Elementary schools will open their doors and welcome students back over the next few days, and middle and high schools are getting into the groove of remote and in-class learning. Planning by administrators and teachers has been underway for months.
Still, many worry that all the planning in the world won’t be able to anticipate the challenges and changes that the public school system will have to face in the coming weeks and months. There are just too many families with too many unique circumstances, along with a virus that is still killing people every day.
According to state health officials, as of Monday, Sept. 28, there have been 208,248 people in North Carolina who have tested positive for the coronavirus and 3,445 have died. The N.C. Department of Health and Human Services reported 868 new COVID-19 cases on Monday, down from 1,290 the day before.
Four more deaths were reported Monday.
But the teachers, the heart and soul of public education, will step up. As the father of three children who received excellent preparation for college in Haywood’s public schools, and as the husband of a dedicated teacher, and as an avowed advocate for public schools, I know the teachers will go above and beyond.
But should individual counties and the state be doing more to make sure teachers, staff and students remain safe?
John DeVille is a Macon County teacher and president of the Macon County Association of Educators. He’s also been an outspoken advocate for teachers and public schools, and he’s asking leaders in Macon County to do more. In particular, he wants them to follow the recommendations of the state NCAE and the National Education Association, which include:
• No return to the classroom unless the local positivity rate is at 3 percent or less.
• More rigorous testing regimens, ideally on-site testing capacity.
• Making N95 masks available on an ongoing basis for all faculty and staff who wish to avail themselves of the high-grade masks.
DeVille wrote a letter to the Macon School Board recommending it add these additional measures, especially the masks and the on-site testing. His letter said that Highlands-Cashiers Health Foundation — one of several healthcare foundations in our region — was providing the funding for the testing and the masks. What a great use of the money that many of these foundations have.
There is a lot of research that backs up the importance of in-person learning, especially for younger students. It’s nearly impossible to teach those fundamental reading, writing and math skills without being in close personal contact. So it’s probably the right decision to try and get the elementary students back in classes.
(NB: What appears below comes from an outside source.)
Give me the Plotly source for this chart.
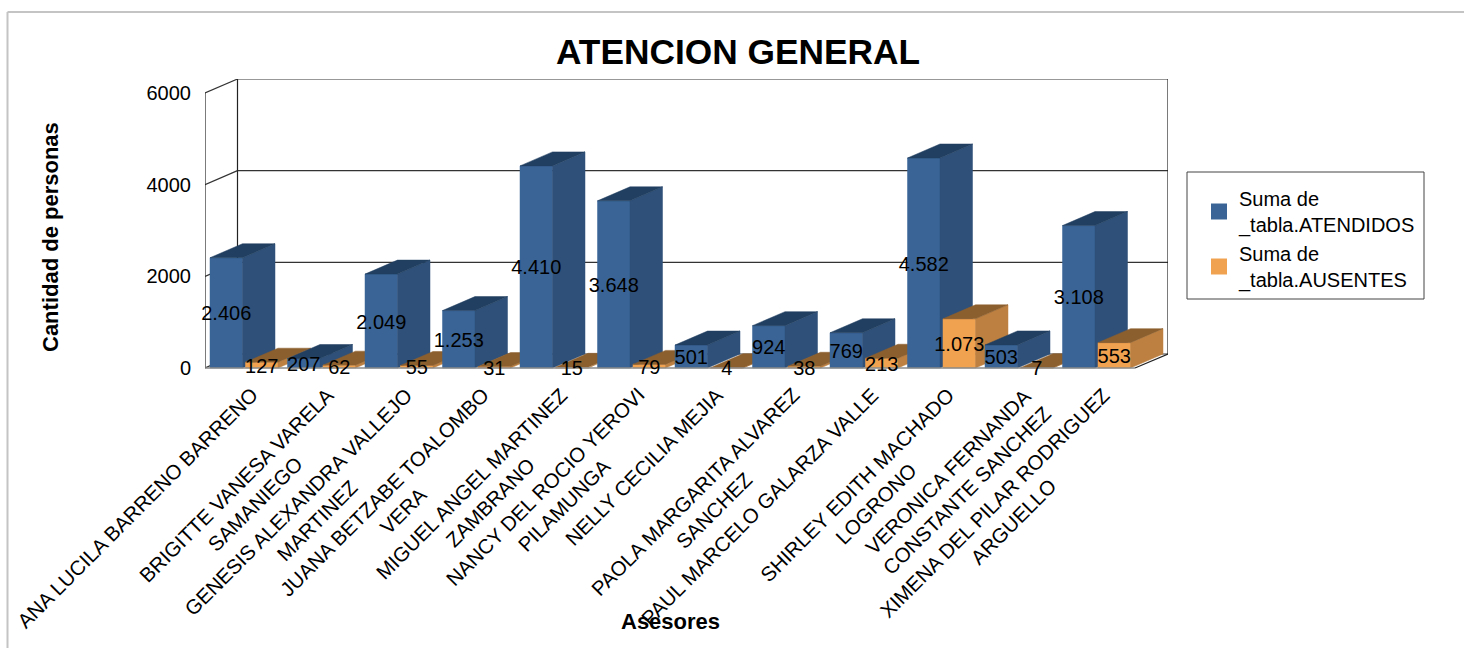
import plotly.graph_objects as go

asesores = ["ANA LUCILA BARRENO BARRENO", "BRIGITTE VANESA VARELA<br>SAMANIEGO",
            "GENESIS ALEXANDRA VALLEJO<br>MARTINEZ", "JUANA BETZABE TOALOMBO<br>VERA",
            "MIGUEL ANGEL MARTINEZ<br>ZAMBRANO", "NANCY DEL ROCIO YEROVI<br>PILAMUNGA",
            "NELLY CECILIA MEJIA", "PAOLA MARGARITA ALVAREZ<br>SANCHEZ",
            "PAUL MARCELO GALARZA VALLE", "SHIRLEY EDITH MACHADO<br>LOGRONO",
            "VERONICA FERNANDA<br>CONSTANTE SANCHEZ", "XIMENA DEL PILAR RODRIGUEZ<br>ARGUELLO"]
atendidos = [2406, 207, 2049, 1253, 4410, 3648, 501, 924, 769, 4582, 503, 3108]
ausentes = [127, 62, 55, 31, 15, 79, 4, 38, 213, 1073, 7, 553]
y_ticks = [0, 2000, 4000, 6000]

FONT = "Liberation Sans"
W, H = 1464, 648
L, R, T, B0 = 205, 1168, 79, 368
B = B0 + 12
CAT_PX = 77.5
UNIT_PX = (368 - 93) / 6000
DX = 32.5 / CAT_PX
DY = 14 / UNIT_PX
XMIN = -0.5
XMAX = XMIN + (R - L) / CAT_PX
YMAX = (B0 - T) / UNIT_PX
YMIN = -(B - B0) / UNIT_PX
X_FRONT_END = XMIN + len(asesores)
LABEL_NUDGE = 2.5 / UNIT_PX


def xp(px):
    return (px - L) / (R - L)


def yp(px):
    return (B - px) / (B - T)


fig = go.Figure()


def line(xs, ys, color="#333333", width=1.2):
    fig.add_trace(go.Scatter(x=xs, y=ys, mode="lines", line=dict(color=color, width=width),
                             hoverinfo="skip", showlegend=False, cliponaxis=False))


# walls and gridlines
for t in y_ticks:
    line([XMIN, XMIN + DX], [t, t + DY])
    line([XMIN + DX, XMAX], [t + DY, t + DY])
line([XMIN, XMIN], [0, y_ticks[-1]], "#222222")
line([XMIN + DX, XMIN + DX], [DY, y_ticks[-1] + DY], "#222222")
line([XMAX, XMAX], [DY, y_ticks[-1] + DY], "#222222")
line([X_FRONT_END, XMAX], [0, DY], "#222222")


def face(xs, ys, color):
    fig.add_trace(go.Scatter(x=xs, y=ys, mode="lines", fill="toself", fillcolor=color,
                             line=dict(color=color, width=0.5), hoverinfo="skip", showlegend=False))


def bar3d(x0, w, v, front, side, top):
    x1 = x0 + w
    face([x0, x1, x1, x0, x0], [0, 0, v, v, 0], front)
    face([x1, x1 + DX, x1 + DX, x1, x1], [0, DY, v + DY, v, 0], side)
    face([x0, x1, x1 + DX, x0 + DX, x0], [v, v, v + DY, v + DY, v], top)


BLUE = ("#3A6496", "#2F5078", "#213F60")
ORANGE = ("#F0A250", "#BD8040", "#8C5F2E")
BLUE_OFF, ORANGE_OFF, BAR_W = 5 / CAT_PX, 40.5 / CAT_PX, 32.5 / CAT_PX
label_x, label_y, label_t = [], [], []


def fmt(v):
    return f"{v:,}".replace(",", ".")


for i, (a, b) in enumerate(zip(atendidos, ausentes)):
    left = XMIN + i
    bar3d(left + BLUE_OFF, BAR_W, a, *BLUE)
    bar3d(left + ORANGE_OFF, BAR_W, b, *ORANGE)
    label_x += [left + BLUE_OFF + BAR_W / 2, left + ORANGE_OFF + BAR_W / 2]
    label_y += [a / 2 - LABEL_NUDGE, b / 2 - LABEL_NUDGE]
    label_t += [fmt(a), fmt(b)]

line([XMIN, X_FRONT_END], [0, 0], "#8a8a8a", 1.5)

fig.add_trace(go.Scatter(x=label_x, y=label_y, text=label_t, mode="text", textposition="middle center",
                         textfont=dict(family=FONT, size=20, color="#000000"), cliponaxis=False,
                         hoverinfo="skip", showlegend=False))

# legend entries
for name, color in (("Suma de<br>_tabla.ATENDIDOS", BLUE[0]), ("Suma de<br>_tabla.AUSENTES", ORANGE[0])):
    fig.add_trace(go.Scatter(x=[None], y=[None], mode="markers", name=name,
                             marker=dict(symbol="square", size=20, color=color)))

annotations = []
for i, name in enumerate(asesores):
    extra = 19 if "<br>" in name else 1
    annotations.append(dict(text=name, x=XMIN + i + (59 + extra) / CAT_PX, y=yp(381), xref="x", yref="paper",
                            xanchor="right", yanchor="top", textangle=-45, align="center", showarrow=False,
                            font=dict(family=FONT, size=20.4, color="#000000")))
annotations += [
    dict(text="<b>ATENCION GENERAL</b>", x=xp(738), y=yp(52), xref="paper", yref="paper", showarrow=False,
         xanchor="center", yanchor="middle", font=dict(family=FONT, size=35.3, color="#000000")),
    dict(text="<b>Cantidad de personas</b>", x=xp(50), y=yp(237), xref="paper", yref="paper", showarrow=False,
         xanchor="center", yanchor="middle", textangle=-90, font=dict(family=FONT, size=22, color="#000000")),
    dict(text="<b>Asesores</b>", x=xp(670), y=yp(621), xref="paper", yref="paper", showarrow=False,
         xanchor="center", yanchor="middle", font=dict(family=FONT, size=22, color="#000000")),
]

shapes = [
    dict(type="rect", xref="paper", yref="paper", x0=xp(1187), x1=xp(1424), y0=yp(299), y1=yp(172),
         line=dict(color="#444444", width=1), fillcolor="rgba(0,0,0,0)"),
    dict(type="line", xref="paper", yref="paper", x0=xp(7.5), x1=xp(7.5), y0=yp(12), y1=yp(648),
         line=dict(color="#c4c4c4", width=2)),
    dict(type="line", xref="paper", yref="paper", x0=xp(7.5), x1=xp(1464), y0=yp(12), y1=yp(12),
         line=dict(color="#c4c4c4", width=2)),
]

fig.update_layout(
    width=W, height=H, autosize=False,
    margin=dict(l=L, r=W - R, t=T, b=H - B, pad=0),
    paper_bgcolor="#ffffff", plot_bgcolor="#ffffff",
    showlegend=True,
    legend=dict(x=xp(1199), y=yp(179), xanchor="left", yanchor="top", borderwidth=0,
                bgcolor="rgba(0,0,0,0)", font=dict(family=FONT, size=20, color="#000000"),
                tracegroupgap=0),
    xaxis=dict(range=[XMIN, XMAX], showgrid=False, zeroline=False, showline=False, showticklabels=False, ticks=""),
    yaxis=dict(range=[YMIN, YMAX], tickvals=y_ticks, showgrid=False, zeroline=False, showline=False,
               ticks="outside", ticklen=9, tickcolor="rgba(0,0,0,0)", tickformat="d",
               tickfont=dict(family=FONT, size=20, color="#000000")),
    annotations=annotations, shapes=shapes,
)
fig.write_html("out.html", config={"displayModeBar": False},
               post_script="document.body.style.margin='0';document.documentElement.style.overflow='hidden';")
However, just one COVID case at one school could affect hundreds of families. The cleaning and other precautions implemented at schools this year are going to help prevent the spread of this virus and other common ailments that typically send people to their doctors or clinics and ultimately home to recover.
But you talk to parents and even staff, and there is still a lot of fear, a lot of worry that things could go bad. Is the risk worth the reward? And is there a way, outside of the regular school budgets, to do more to protect students and staff? If there is, we need to do it now while schools are cranking up.